Beware, It’s Tax Scam Season

MariaC_1
Maria Contreras Marketing Manager at Consumers Credit Union.
  • Posted on 3/20/2017

Tax season is in full swing and tax scams are everywhere. If it sounds too good to be true, it probably is! In recent years, thousands of people have lost millions of dollars and their personal information to tax scams and fake IRS communication.

How can you can tell if a crook is claiming to be the I.R.S. in an effort to steal your money or personal information? Watch for these giveaways.

The I.R.S. will never call you to demand immediate payment of income taxes. Anyone owing federal taxes first receives a written notice from the agency, in the form of a bill.

The I.R.S. never leaves a taxpayer with no chance of appeal. Taxpayers are perfectly within their rights to question and contest I.R.S. claims that they owe federal taxes.

The I.R.S. never threatens to sue taxpayers. A call, email, or letter threatening legal action with regard to your taxes is not an Internal Revenue Service communication.

The I.R.S. never calls the police or sheriff to arrest taxpayers. It does not hire local law enforcement officers to collect taxes.

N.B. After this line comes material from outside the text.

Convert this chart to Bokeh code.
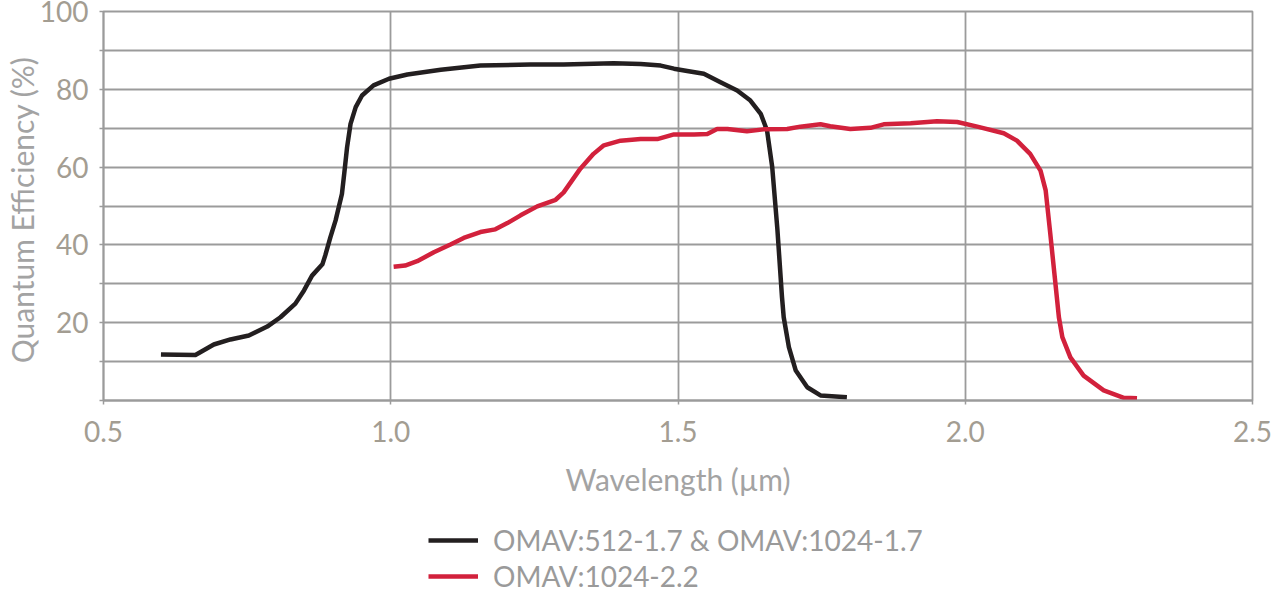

The I.R.S. never asks for your credit or debit card number over the phone. Anyone who does this is a criminal preying on you. If a caller demands that you pay taxes using a prepaid debit card, this is a dead giveaway of a scam.

If you think you may have been victimized by a tax scam, either this year or in previous years, you should take the following actions:

  1. Go to the U.S. Treasury’s website. Visit treasury.gov/tigta/contact_report_scam.shtml, the Treasury Inspector General for Tax Administration’s IRS Impersonation Scam Reporting web page and report what happened to you.
  2. Go to ftc.gov, the website of the Federal Trade Commission. Report what happened to you via the FTC Complaint Assistant.

If you do receive an email claiming to be from the IRS, and you weren’t expecting one, don’t reply, click on any links, or open any attachments. Forward the email as is to [email protected] and delete the original email.

Be alert. Like many other types of scams, the best defense against tax scams is knowing what to look for.